De un lado del paseo costero late el poderoso encuentro del mar y el viento, contrastado en la franja opuesta por el bosque montado sobre los cerros. Algunos claros inundados delatan la obra destructora de los castores, la plaga inmanejable que derrumba lengas y forma diques en la espesura. Un enjambre de troncos tumbados es la mejor referencia para llegar al restaurante La Oveja Verde, en Puerto Paraíso, un mojón que surge en el momento oportuno, cuando ya el sol es un grato recuerdo y el frío acecha. Federico Pausello apura el cordero al asador, pero su invitación no tiene eco. No es cuestión de desairar a este isleño amable, aunque esta vez es preferible inclinarse por el chocolate caliente con tortas caseras, panqueque y budín que desbordan de la mesa preparada por Verónica De Pinto, la mujer del locuaz anfitrión.

La mañana siguiente vuelva a asomar soleada y fresca, un marco adecuado para desandar los 212 kilómetros de la ruta 3 desde hasta Río Grande. A mitad de camino, debidamente asesorado por la guía Painé, cumplo con la recomendación de comprar facturas y un sándwich en la panadería La Unión, una posta ineludible fundada en 1984 por el pastelero marplatense Emilio Sáez. A esta altura, el ritual -debidamente completado con un picnic junto al lago Fagnano- es cumplido al pie de la letra por centenares de fueguinos y turistas de paso por Tolhuin.

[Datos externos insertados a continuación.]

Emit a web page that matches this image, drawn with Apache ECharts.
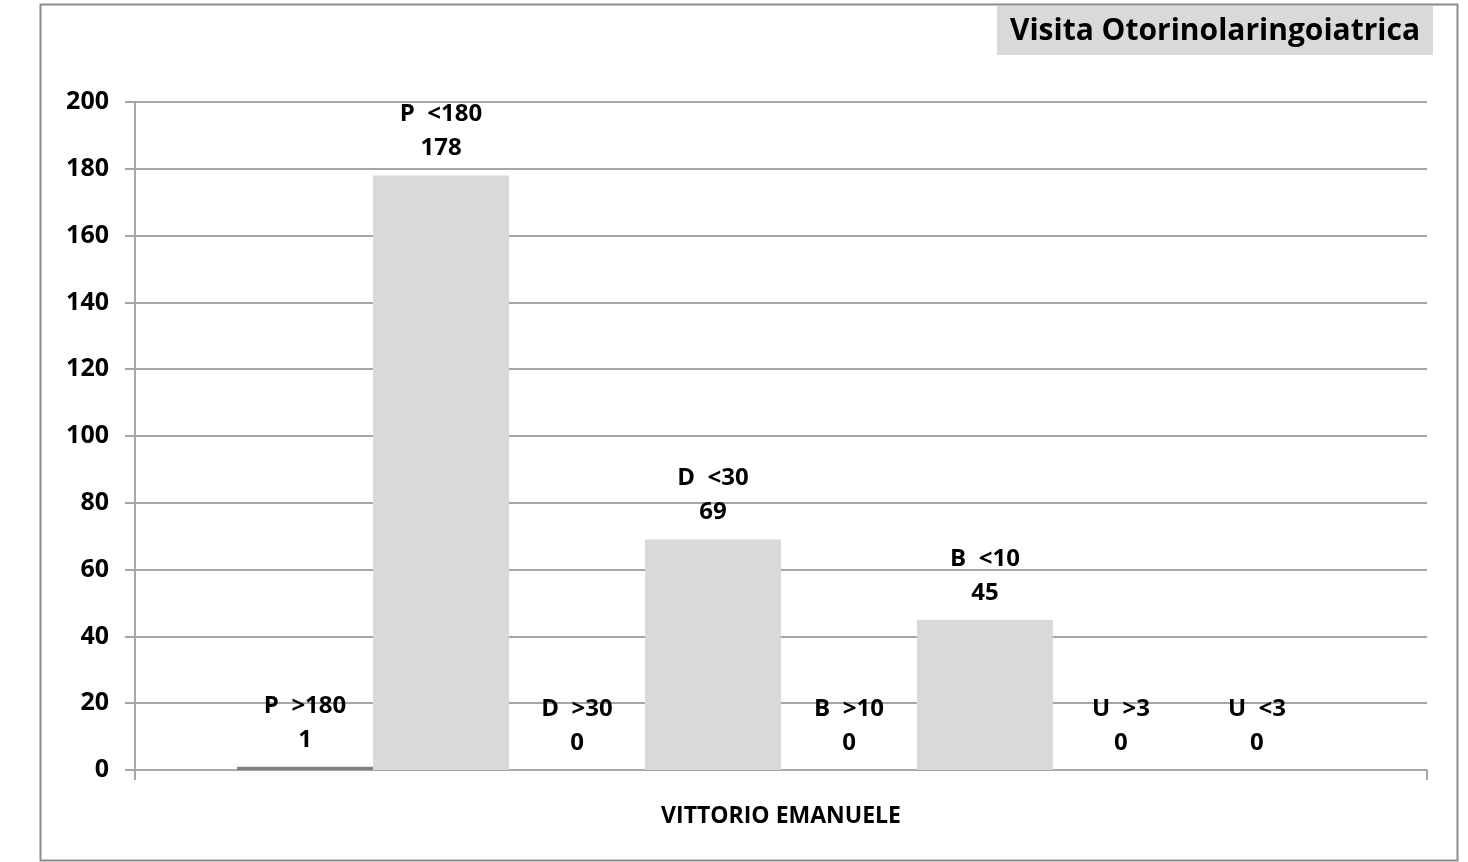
<!DOCTYPE html>
<html><head><meta charset="utf-8">
<script src="https://cdn.jsdelivr.net/npm/echarts@6/dist/echarts.min.js"></script>
<style>html,body{margin:0;padding:0;background:#fff}#c{width:1468px;height:862px}</style>
</head><body><div id="c"></div>
<script>
const categories = ['VITTORIO EMANUELE'];
const seriesNames = ['P  >180', 'P  <180', 'D  >30', 'D  <30', 'B  >10', 'B  <10', 'U  >3', 'U  <3'];
const seriesValues = [1, 178, 0, 69, 0, 45, 0, 0];
const seriesColors = ['#808080', '#d9d9d9', '#808080', '#d9d9d9', '#808080', '#d9d9d9', '#808080', '#d9d9d9'];
const yTicks = [0, 20, 40, 60, 80, 100, 120, 140, 160, 180, 200];
const titleText = 'Visita Otorinolaringoiatrica';

const FONT = '"Open Sans", Lato, sans-serif';
const chart = echarts.init(document.getElementById('c'), null, {renderer: 'canvas'});
const series = seriesNames.map((n, i) => ({
  name: n, type: 'bar', data: [seriesValues[i]],
  barGap: '0%', barCategoryGap: '15.8%',
  itemStyle: {color: seriesColors[i]},
  label: {
    show: true, position: 'top', distance: 10,
    formatter: p => p.seriesName + '\n' + p.value,
    color: '#000', fontFamily: FONT, fontWeight: 'bold', fontSize: 24, lineHeight: 34
  }
}));
chart.setOption({
  animation: false,
  backgroundColor: '#fff',
  grid: {left: 135, right: 41, top: 102, bottom: 92, containLabel: false},
  xAxis: {
    type: 'category', data: categories,
    axisLine: {lineStyle: {color: '#a6a6a6', width: 2}},
    axisTick: {show: true, length: 10, lineStyle: {color: '#a6a6a6', width: 2}},
    axisLabel: {color: '#000', fontFamily: FONT, fontWeight: 'bold', fontSize: 23, margin: 35}
  },
  yAxis: {
    type: 'value', min: yTicks[0], max: yTicks[yTicks.length - 1], interval: yTicks[1] - yTicks[0],
    axisLine: {show: true, lineStyle: {color: '#a6a6a6', width: 2}},
    axisTick: {show: true, length: 10, lineStyle: {color: '#a6a6a6', width: 2}},
    splitLine: {show: true, lineStyle: {color: '#a6a6a6', width: 2}},
    axisLabel: {color: '#000', fontFamily: FONT, fontWeight: 'bold', fontSize: 25, margin: 26}
  },
  series: series,
  graphic: [
    {type: 'rect', left: 38, top: 2, shape: {width: 1417, height: 856},
     style: {fill: 'none', stroke: '#8c8c8c', lineWidth: 2}, z: 100},
    {type: 'rect', left: 997, top: 6, shape: {width: 436, height: 49},
     style: {fill: '#d9d9d9'}, z: 90},
    {type: 'text', x: 1215, y: 31, z: 95,
     style: {text: titleText, fill: '#000', font: 'bold 30px ' + FONT, textAlign: 'center', textVerticalAlign: 'middle'}}
  ]
});
</script></body></html>
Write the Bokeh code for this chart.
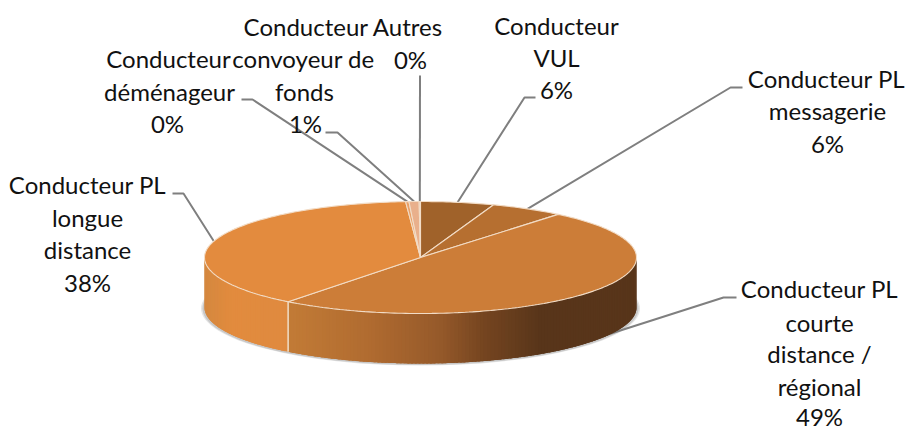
import numpy as np
from bokeh.plotting import figure
from bokeh.models import ColumnDataSource
from bokeh.core.properties import value
from bokeh.embed import file_html
from bokeh.resources import INLINE

# ---- data (clockwise from 12 o'clock) ----
categories = ["Conducteur VUL", "Conducteur PL messagerie",
              "Conducteur PL courte distance / régional",
              "Conducteur PL longue distance",
              "Conducteur déménageur", "Conducteur convoyeur de fonds",
              "Conducteur Autres"]
shares = [5.5, 5.5, 49.5, 38.4, 0.25, 0.75, 0.1]
top_colors = ["#A0622A", "#B66F30", "#CC7D38", "#E38B3E", "#E9A068", "#E9B08C", "#EDB99C"]

# ---- layout (picture pixels) ----
CX, CY, RX, RY, DEPTH = 420.0, 257.0, 216.0, 56.0, 50.0
FS = "24px"
TEXT_SHIFT = -9

# label lines: text, centre x, baseline y
lines_text = ["Conducteur Autres", "0%",
              "Conducteur", "déménageur", "0%",
              "convoyeur de", "fonds", "1%",
              "Conducteur", "VUL", "6%",
              "Conducteur PL", "messagerie", "6%",
              "Conducteur PL", "courte", "distance /", "régional", "49%",
              "Conducteur PL", "longue", "distance", "38%"]
lines_x = [343, 410, 168, 169, 167, 303, 304, 305, 556, 556, 556,
           826, 827, 827, 819, 819, 819, 819, 819, 87, 87, 87, 87]
lines_y = [35, 68, 67, 100, 132, 67, 100, 132, 34, 66, 98,
           87, 119, 152, 297, 331, 362, 395, 425, 193, 226, 258, 291]

# leader elbows: per category, the elbow points going from the label toward the pie
leaders = [
    [(535, 97), (524, 97)],
    [(742, 87), (730, 87)],
    [(736, 297), (723, 297)],
    [(172, 193), (183, 193)],
    [(241, 99), (252, 99)],
    [(325, 132), (337, 132)],
    [(419.5, 75)],
]
leader_on_side = [False, False, True, False, False, False, False]

# side-wall gradient stops: (x, colour)
side_court = [(288, "#C27B36"), (370, "#B06B30"), (440, "#95592A"),
              (483, "#754520"), (540, "#58351A"), (640, "#58351A")]
side_longue = [(204, "#D4883F"), (232, "#E28B3E"), (290, "#DF8A3F")]


def hex2rgb(h):
    return np.array([int(h[i:i + 2], 16) for i in (1, 3, 5)], float)


def grad(stops, x):
    xs = [s[0] for s in stops]
    cs = np.array([hex2rgb(s[1]) for s in stops])
    c = [np.interp(x, xs, cs[:, i]) for i in range(3)]
    return "#%02x%02x%02x" % tuple(int(round(v)) for v in c)


def pt(theta_deg):
    t = np.radians(theta_deg)
    return CX + RX * np.sin(t), CY - RY * np.cos(t)


cum = np.concatenate([[0], np.cumsum(shares)]) / np.sum(shares) * 360.0

p = figure(width=907, height=431, x_range=(0, 907), y_range=(431, 0),
           toolbar_location=None, output_backend="svg", min_border=0,
           outline_line_color=None, background_fill_color="white",
           border_fill_color=None, x_axis_location=None, y_axis_location=None)
p.grid.visible = False

# shadow
p.ellipse(x=[CX], y=[CY + DEPTH + 1], width=[2 * RX + 7], height=[2 * RY + 2],
          fill_color="#E6E6E6", line_color=None)
p.ellipse(x=[CX], y=[CY + DEPTH + 1], width=[2 * RX + 4], height=[2 * RY + 1],
          fill_color="#C8C8C8", line_color=None)

# leaders
lx, ly = [], []
for i, elbows in enumerate(leaders):
    a = pt((cum[i] + cum[i + 1]) / 2)
    ax, ay = a[0], a[1] + (DEPTH - 2 if leader_on_side[i] else 0)
    lx.append([e[0] for e in elbows] + [ax])
    ly.append([e[1] for e in elbows] + [ay])
p.multi_line(lx, ly, line_color="#7F7F7F", line_width=2)

# side wall: overlapping strips, painted in order, so no seams show
court_end = cum[3]
xs, ys, cols = [], [], []
for start, end, stops in ((90.0, court_end, side_court), (court_end, 270.0, side_longue)):
    ths = np.arange(start, end, 1.0)
    for a in ths:
        lo, mid, hi = a, min(a + 1.0, end), min(a + 2.5, end)
        ang = np.linspace(lo, hi, 4)
        x0, y0 = pt(ang)
        xs.append(list(x0) + list(x0[::-1]))
        ys.append(list(y0) + list((y0 + DEPTH)[::-1]))
        cols.append(grad(stops, pt((lo + mid) / 2)[0]))
src = ColumnDataSource(dict(xs=xs, ys=ys, c=cols))
p.patches("xs", "ys", fill_color="c", line_color=None, source=src)

# seam on the side wall between the two large slices
sx, sy = pt(court_end)
p.line([sx, sx], [sy, sy + DEPTH], line_color="#F6EBDD", line_width=1.3)

# top surface
txs, tys = [], []
for i in range(len(shares)):
    th = np.linspace(cum[i], cum[i + 1], max(3, int(cum[i + 1] - cum[i]) + 2))
    px, py = pt(th)
    txs.append([CX] + list(px))
    tys.append([CY] + list(py))
p.patches(txs, tys, fill_color=top_colors, line_color="#F2DCC6", line_width=1.1)

# labels
p.text(lines_x, lines_y, text=lines_text, text_font=value("Lato"), text_font_size=FS,
       text_align="center", text_baseline="alphabetic", text_color="#111111",
       y_offset=TEXT_SHIFT)

open("out.html", "w").write(file_html(p, INLINE))
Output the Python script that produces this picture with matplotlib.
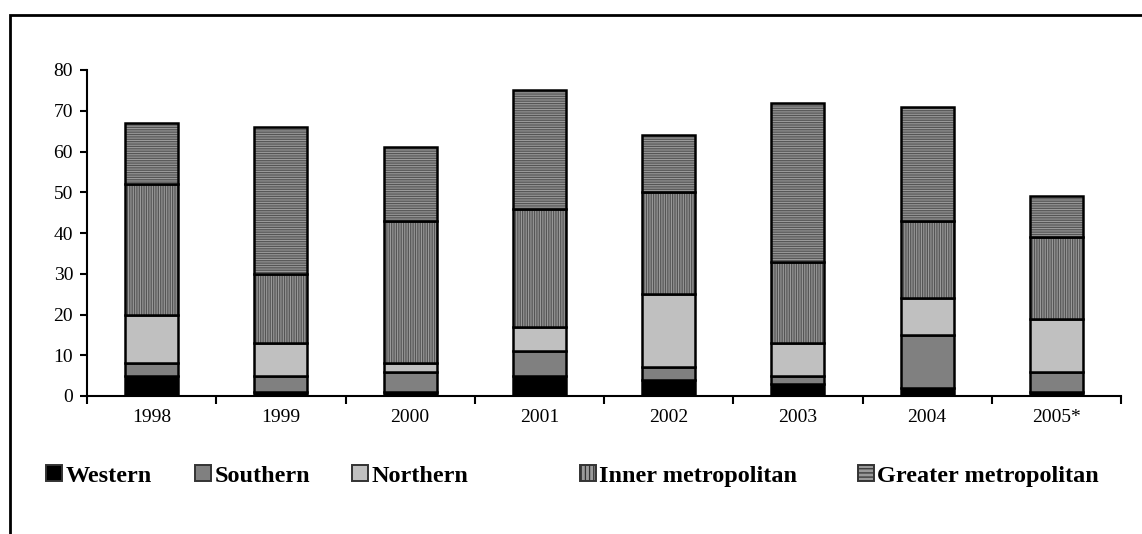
import matplotlib.pyplot as plt
import numpy as np
from matplotlib.patches import Patch, Rectangle

plt.rcParams['font.family'] = ['Liberation Serif', 'DejaVu Serif']
plt.rcParams['hatch.linewidth'] = 0.9

years = ["1998", "1999", "2000", "2001", "2002", "2003", "2004", "2005*"]
western = [5, 1, 1, 5, 4, 3, 2, 1]
southern = [3, 4, 5, 6, 3, 2, 13, 5]
northern = [12, 8, 2, 6, 18, 8, 9, 13]
inner = [32, 17, 35, 29, 25, 20, 19, 20]
greater = [15, 36, 18, 29, 14, 39, 28, 10]

series = [
    ("Western", western, "#000000", None),
    ("Southern", southern, "#808080", None),
    ("Northern", northern, "#c0c0c0", None),
    ("Inner metropolitan", inner, "#9a9a9a", "|" * 7),
    ("Greater metropolitan", greater, "#9a9a9a", "-" * 7),
]
# left edge (px) of each legend entry, as in the original layout
legend_x = [46, 195, 352, 580, 858]

fig = plt.figure(figsize=(11.42, 5.34), dpi=100)
ax = fig.add_axes([87 / 1142, 1 - 396 / 534, (1121 - 87) / 1142, (396 - 70) / 534])

x = np.arange(len(years))
width = 0.41
bottom = np.zeros(len(years))
handles = []
for name, vals, col, hatch in series:
    vals = np.array(vals, dtype=float)
    if hatch:
        ax.bar(x, vals, width, bottom=bottom, color=col, edgecolor="#555555",
               linewidth=0, hatch=hatch)
        ax.bar(x, vals, width, bottom=bottom, fill=False, edgecolor="black",
               linewidth=1.8)
        handles.append(Patch(facecolor=col, edgecolor="#333333",
                             hatch="|" * 4 if "|" in hatch else "-" * 4,
                             linewidth=1.4, label=name))
    else:
        ax.bar(x, vals, width, bottom=bottom, color=col, edgecolor="black",
               linewidth=1.8)
        handles.append(Patch(facecolor=col, edgecolor="#333333", linewidth=1.4, label=name))
    bottom += vals

ax.set_xlim(-0.5, len(years) - 0.5)
ax.set_ylim(0, 80)
ax.set_yticks(range(0, 81, 10))
ax.set_xticks(x)
ax.set_xticklabels(years)
ax.set_xticks(np.arange(-0.5, len(years), 1), minor=True)
ax.tick_params(axis="x", which="major", length=0, pad=9, labelsize=14)
ax.tick_params(axis="x", which="minor", length=6, width=1.5, direction="out")
ax.tick_params(axis="y", length=5, width=1.5, direction="out", pad=5, labelsize=14)
for s in ["top", "right"]:
    ax.spines[s].set_visible(False)
for s in ["left", "bottom"]:
    ax.spines[s].set_linewidth(1.5)

# outer frame of the chart area
fig.patches.append(Rectangle((10 / 1142, -0.5), 1.2, 1.5 - 15 / 534,
                             transform=fig.transFigure, fill=False,
                             edgecolor="black", linewidth=2, zorder=0))

for h, lx in zip(handles, legend_x):
    fig.legend(handles=[h], loc="center left", bbox_to_anchor=(lx / 1142, 1 - 476 / 534),
               frameon=False, prop={"weight": "bold", "size": 17.5},
               handlelength=0.65, handleheight=0.65, handletextpad=0.15,
               borderpad=0, borderaxespad=0)

fig.savefig("out.png", dpi=100)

El rumbo de la ruta se acomoda decididamente hacia el norte y en el horizonte se perfila el cuerpo desarropado de la estepa. La vista armoniza con las proezas de aventureros que se escuchan en el vehículo. La guía Alejandra Montelongo se detiene en la legendaria figura del ingeniero inglés John Goodall, quien en 1931 no tuvo mejor idea que sembrar huevos de trucha marrón en el norte de la isla y convertir el río Grande en el pesquero de salmónidos más importante del mundo. El relato es retomado por otras voces en Río Grande. Se nutre de otros nombres célebres de esforzados pioneros durante una visita al tambo y la quesería de Escuela Agrotécnica de la Misión Salesiana. En la chocolatería Mamá Flora, Corina Molayoli tiene la delicadeza de rescatar la historia local con una taza de chocolate caliente acompañada con tostadas con dulce de ruibarbo. Colmado por los sabores de Tierra del Fuego, me topo con el dilema de dejarme llevar por ese cordero dorado a la estaca que convoca desde la estancia Las Hijas o caer rendido ante la trucha salmonada rellena a punto de salir a escena en el restó bar De la Ostia. Elijo seguir de largo, convencido de que no es el final de este súbito romance con Tierra del Fuego. Este páramo austral merece otras visitas.